On July 25, 2013.
If "Blurred Lines" is the song of the summer, multifamily is the asset class. The Chicago apartment market's future looks just as hot as Robin Thicke's racy video.
We got the latest forecast from Marcus & Millichap VP Kyle Stengle (he also threw in some water skiing tips). He's seeing continued rent growth and decreased vacancies in the market, along with compressed returns in some of the city's secondary markets due to prices being driven up in the primary neighborhoods. There's potential for supply/demand imbalance (especially with the multiplying luxury units downtown), but new sources of demand like echo boomers and immigrant households are on the horizon. City vacancy will decrease to 4.6% this year, while effective rents are on track to grow 6.5%.
Supply is tight, but sales velocity picked up 30% in the last year thanks to easy debt and rising rents—the best North Side assets are trading at 5% to 6% cap, according to Kyle. (That beats keeping your money at the bank, in the mattress, or in an old jar in the garage that nobody knows about, not even your spouse.) A typical sale: Kyle recently sold 3600 N Oakley in Roscoe Village (below) for $1.8M. It's a brand new gut reno in a nice location, sold to a buyer who found attractive financing and wants stable returns. Though he still finds plenty of opportunistic buyers and syndicators looking for a more hands-on, distressed investment.

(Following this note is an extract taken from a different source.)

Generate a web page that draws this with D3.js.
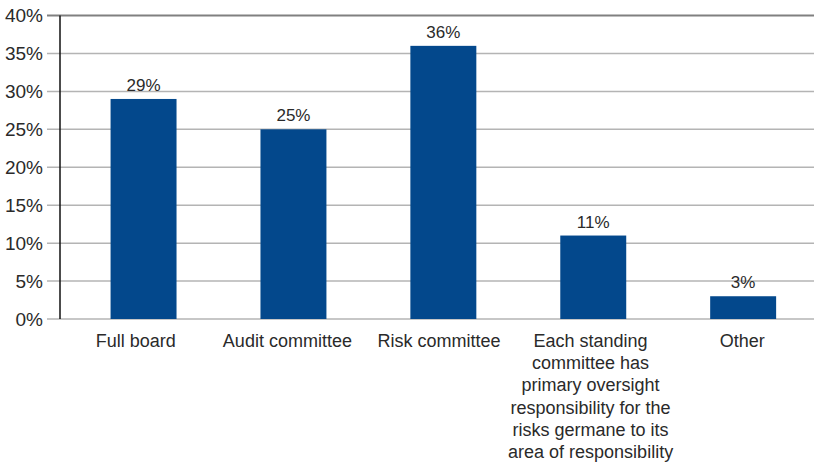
<!DOCTYPE html>
<html>
<head>
<meta charset="utf-8">
<script src="https://cdn.jsdelivr.net/npm/d3@7/dist/d3.min.js"></script>
<style>
  html, body { margin: 0; padding: 0; background: #fff; }
  svg { display: block; font-family: "Liberation Sans", Arial, sans-serif; }
</style>
</head>
<body>
<svg id="chart" width="814" height="463"></svg>
<script>
// Who holds primary oversight of risk
const categories = [
  "Full board",
  "Audit committee",
  "Risk committee",
  "Each standing\ncommittee has\nprimary oversight\nresponsibility for the\nrisks germane to its\narea of responsibility",
  "Other"
];
const values = [29, 25, 36, 11, 3];
const yTicks = [0, 5, 10, 15, 20, 25, 30, 35, 40];

const svg = d3.select("#chart");
const axisX = 60, plotTop = 15.5, plotBottom = 319;

// bar positions
const x = d3.scaleBand()
  .domain(categories)
  .range([68.6, 818.1])
  .paddingInner(0.56)
  .paddingOuter(0.28);

// category label slots along the axis
const xSlot = d3.scaleBand()
  .domain(categories)
  .range([60, 818]);

const y = d3.scaleLinear().domain([0, 40]).range([plotBottom, plotTop]);

// gridlines
svg.append("g").selectAll("line")
  .data(yTicks)
  .join("line")
  .attr("x1", 47).attr("x2", 814)
  .attr("y1", d => y(d)).attr("y2", d => y(d))
  .attr("stroke", d => d === 40 ? "#808080" : "#b4b4b4")
  .attr("stroke-width", d => d === 40 ? 2 : 1.5);

// y tick labels
svg.append("g").selectAll("text")
  .data(yTicks)
  .join("text")
  .attr("x", 43)
  .attr("y", d => y(d))
  .attr("dy", "0.35em")
  .attr("text-anchor", "end")
  .attr("font-size", 19)
  .attr("fill", "#2a2a2a")
  .text(d => d + "%");

// bars
svg.append("g").selectAll("rect")
  .data(values)
  .join("rect")
  .attr("x", (d, i) => x(categories[i]))
  .attr("width", x.bandwidth())
  .attr("y", d => y(d))
  .attr("height", d => y(0) - y(d))
  .attr("fill", "#03488c");

// value labels
svg.append("g").selectAll("text")
  .data(values)
  .join("text")
  .attr("x", (d, i) => x(categories[i]) + x.bandwidth() / 2)
  .attr("y", d => y(d) - 8)
  .attr("text-anchor", "middle")
  .attr("font-size", 17)
  .attr("fill", "#2a2a2a")
  .text(d => d + "%");

// y axis line
svg.append("line")
  .attr("x1", axisX).attr("x2", axisX)
  .attr("y1", plotTop).attr("y2", plotBottom)
  .attr("stroke", "#111").attr("stroke-width", 1.5);

// category labels
const cx = d => xSlot(d) + xSlot.bandwidth() / 2;
const cat = svg.append("g").selectAll("text")
  .data(categories)
  .join("text")
  .attr("x", cx)
  .attr("y", 347)
  .attr("text-anchor", "middle")
  .attr("font-size", 18)
  .attr("fill", "#2a2a2a");

cat.each(function(d) {
  const t = d3.select(this);
  d.split("\n").forEach((line, i) => {
    t.append("tspan")
      .attr("x", cx(d))
      .attr("dy", i === 0 ? 0 : 22.2)
      .text(line);
  });
});
</script>
</body>
</html>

Interest rates will be a challenge, especially after the recent run-up on the 10-year Treasury. But the agency lenders adjusted accordingly, and there are still many other options with attractive rates, Kyle tells us. The other challenge that's been rehashed for months: overbuilding. Developers will complete 3,500 rentals in the city this year, followed by 2,000 more in 2014. Most of the developments are high-rises downtown, however, Kyle sees unstoppable demand in the city's desirable neighborhoods from the young professional renter pool that prefers the flexibility. Something to watch: he has talked to landlords whose renters have left to buy a condo, but we're not at 2005 levels.
One More First Job
Sperry Van Ness' Olivia Czyzynski tells us her first job was working for her aunt and uncle's mortgage brokerage at age 16. Her typical day: eating M&Ms, drawing pictures, rolling across the office in an executive chair, and faxing jokes to friends. (We think most recent grads would jump on a job like that. But who remembers how to fax?) Occasionally, she'd answer the phone or shred some paper. "Bless their hearts, they still paid me every week, and more than minimum wage," she tells us. "At least I can repay them now. I help them buy and sell their commercial investments and send them mortgage leads when I can!" Olivia and Wayne Caplan recently repped the seller of a 13k SF office condo at One Trans Am Plaza in Oakbrook Terrace in a bank-directed short sale for $1.3M.
Leasing Comps Reimagined
A new broker info alternative is coming to Chicago next month, CompStak's David Peterson tells us. The skinny on the Stak (team snapped above): it's a crowdsourced database of lease comps, provided by brokers, appraisers, and anyone else in the know about a deal. It's based on digital currency—you give comps to get comps. How they make money: selling their market data in total (he says that's already 99% of office deals in Manhattan, their first market that launched a year and a half ago) to landlords, private equity firms, banks for underwriting, etc.
Get A Clue
A lot of you are good at Clue. This time, it wasn't Miss Scarlet in the conservatory with the rope. It was a cleaner with ammonia that mixed with the bleach and did in our poor riddle victim yesterday. It was a tie for first place: congrats to Reed Construction's Steve Sandquist and Ujamaa Construction's Amber Zurcher! Both win a free pass to Bisnow's Schmoozapalooza next Wednesday. And props to Walsh Construction's Patrick Kenny for the most scientific answer, that our victim died from chloramine vapor.